Graef subsequently filed a tort claim in circuit court that alleged Continental had negligently refused to authorize payment for the antidepressant medication refill. Graef claimed that Continental’s legal duty was established by its responsibility to pay for the prescription under the state worker’s compensation act. In response to the employee’s tort action, the insurance carrier moved for summary judgment at the outset of the case.

The Court’s Analysis

The Wisconsin Supreme Court held that Wisconsin’s Worker’s Compensation Act precluded Graef’s tort claim against Continental because it provided his exclusive remedy. The court explained that under the act,

[E]mployers and worker’s compensation insurance carriers have a duty to pay for a subsequent injury that naturally flows from a covered workplace injury, including any injury caused or worsened by the treatment, or lack of treatment, of the original work-related injury.

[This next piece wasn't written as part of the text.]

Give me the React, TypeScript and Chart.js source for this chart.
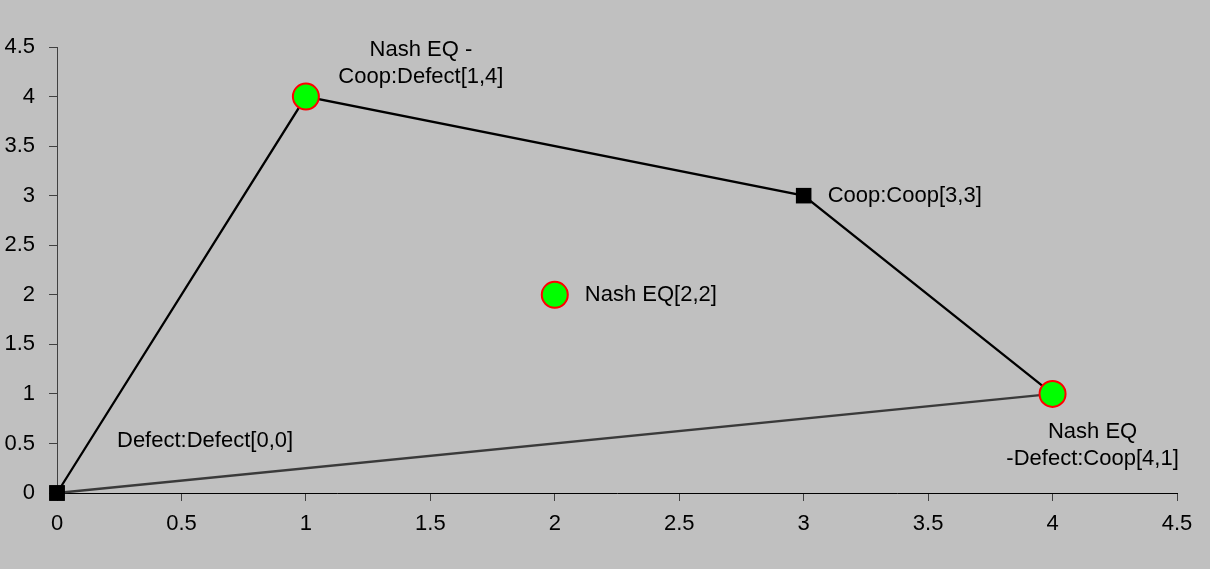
import React, { useEffect, useRef } from "react";
import { Chart, registerables } from "chart.js";

Chart.register(...registerables);

// Polygon of outcomes (closed back to the origin)
const outlineX = [0, 1, 3, 4, 0];
const outlineY = [0, 4, 3, 1, 0];
const outlineKinds = ["square", "nash", "square", "nash", "square"];

// Separate Nash equilibrium point
const innerX = [2];
const innerY = [2];

// Data labels
const labelX = [1, 3, 2, 4, 0];
const labelY = [4, 3, 2, 1, 0];
const labelText = [
  ["Nash EQ -", "Coop:Defect[1,4]"],
  ["Coop:Coop[3,3]"],
  ["Nash EQ[2,2]"],
  ["Nash EQ", "-Defect:Coop[4,1]"],
  ["Defect:Defect[0,0]"],
];

const tickMin = 0;
const tickMax = 4.5;
const tickStep = 0.5;

// label placement (pixel offsets from the point) – style only
const labelPlacement = [
  { dx: 115, dy: -47, align: "center" },
  { dx: 24, dy: 0, align: "left" },
  { dx: 30, dy: 0, align: "left" },
  { dx: 40, dy: 38, align: "center" },
  { dx: 60, dy: -52, align: "left" },
];

const FONT = "Liberation Sans, Arial, sans-serif";
const FONT_SIZE = 22;

const labelPlugin = {
  id: "pointLabels",
  afterDatasetsDraw(chart: any) {
    const ctx = chart.ctx;
    const xs = chart.scales.x;
    const ys = chart.scales.y;
    ctx.save();
    ctx.fillStyle = "#000";
    ctx.font = `${FONT_SIZE}px ${FONT}`;
    ctx.textBaseline = "middle";
    labelText.forEach((lines, i) => {
      const p = labelPlacement[i];
      const px = xs.getPixelForValue(labelX[i]) + p.dx;
      const py = ys.getPixelForValue(labelY[i]) + p.dy;
      ctx.textAlign = p.align;
      lines.forEach((line, j) => {
        ctx.fillText(line, px, py + j * 27);
      });
    });
    ctx.restore();
  },
};

export default function App() {
  const ref = useRef<HTMLCanvasElement>(null);
  useEffect(() => {
    const canvas = ref.current!;
    const isSq = (k: string) => k === "square";
    const chart = new Chart(canvas, {
      type: "scatter",
      data: {
        datasets: [
          {
            data: outlineX.map((x, i) => ({ x, y: outlineY[i] })),
            showLine: true,
            borderColor: "#000",
            borderWidth: 2.3,
            clip: false as any,
            pointStyle: outlineKinds.map((k) => (isSq(k) ? "rect" : "circle")) as any,
            pointRadius: outlineKinds.map((k) => (isSq(k) ? 11 : 13)),
            pointBackgroundColor: outlineKinds.map((k) => (isSq(k) ? "#000" : "#00ff00")),
            pointBorderColor: outlineKinds.map((k) => (isSq(k) ? "#000" : "#ff0000")),
            pointBorderWidth: outlineKinds.map((k) => (isSq(k) ? 0 : 2)),
            segment: {
              borderColor: (c: any) => (c.p0DataIndex === 3 ? "#3a3a3a" : undefined),
            },
          },
          {
            data: innerX.map((x, i) => ({ x, y: innerY[i] })),
            showLine: false,
            clip: false as any,
            pointStyle: "circle",
            pointRadius: 13,
            pointBackgroundColor: "#00ff00",
            pointBorderColor: "#ff0000",
            pointBorderWidth: 2,
          },
        ],
      },
      options: {
        responsive: false,
        animation: false,
        devicePixelRatio: 1,
        layout: { padding: { top: 47, right: 33, left: 0, bottom: 0 } },
        plugins: { legend: { display: false }, tooltip: { enabled: false } },
        scales: {
          x: {
            type: "linear",
            min: tickMin,
            max: tickMax,
            afterFit: (s: any) => {
              s.height = 76;
            },
            border: { color: "#000", width: 1 },
            grid: { drawOnChartArea: false, drawTicks: true, tickLength: 8, color: "#404040" },
            ticks: {
              stepSize: tickStep,
              color: "#000",
              padding: 10,
              font: { family: FONT, size: FONT_SIZE },
              maxRotation: 0,
              callback: (v: any) => String(v),
            },
          },
          y: {
            type: "linear",
            min: tickMin,
            max: tickMax,
            afterFit: (s: any) => {
              s.width = 57;
            },
            border: { color: "#404040", width: 1 },
            grid: { drawOnChartArea: false, drawTicks: true, tickLength: 8, color: "#404040" },
            ticks: {
              stepSize: tickStep,
              color: "#000",
              padding: 14,
              font: { family: FONT, size: FONT_SIZE },
              callback: (v: any) => String(v),
            },
          },
        },
      } as any,
      plugins: [labelPlugin],
    });
    return () => chart.destroy();
  }, []);
  return (
    <div
      style={{
        position: "fixed",
        left: 0,
        top: 0,
        width: 1210,
        height: 569,
        background: "#c0c0c0",
      }}
    >
      <canvas ref={ref} width={1210} height={569} style={{ display: "block" }} />
    </div>
  );
}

The court then expounded that when these conditions are met, the Worker’s Compensation Act provides the employee’s “exclusive remedy,” as provided by the statute. In analyzing Graef’s allegations, the court stated that he “present[ed] an unbroken chain of events” beginning with his November 1, 2012, injury and concluding with his suicide attempt on August 9, 2015. According to the court, the gunshot wounds he suffered as a result of that suicide attempt were “a direct result of the original workplace accident” and subject to coverage by the act.

The court rejected Graef’s argument that Continental had broken the “causal chain” when it rejected payment of the prescription refill on June 23, 2015, because, the court reasoned, Continental’s duty to Graef arose out of the fact that his depression was caused by his workplace injury. The court also concluded that Continental did not have to concede Graef would succeed in bringing his worker’s compensation claim in order for the court to dismiss his tort claim. Rather, Continental was entitled to litigate in the proper forum where Graef would have to prove his allegations that Continental was obligated to pay for his antidepressant and that its failure to do so had led to injuries sustained during his suicide attempt, for which Continental therefore would also be responsible.

Key Takeaways

The Graef case reminds Wisconsin employers to consider raising, as a defense, that an employee’s tort claims are foreclosed by the exclusive remedy of the Worker’s Compensation Act and must be brought in the worker’s compensation forum when the claims are based on conduct arguably flowing from an injury compensable by the worker’s compensation system. This decision may be particularly significant to employers facing tort claims that an employee contracted COVID-19 at work. Employers may want to consider whether such tort claims should have been brought under the Worker’s Compensation Act. As implied by the Wisconsin Supreme Court in Graef, an employer may find the greater likelihood, but lesser expense, of recovery by an employee under the act to be a more attractive forum.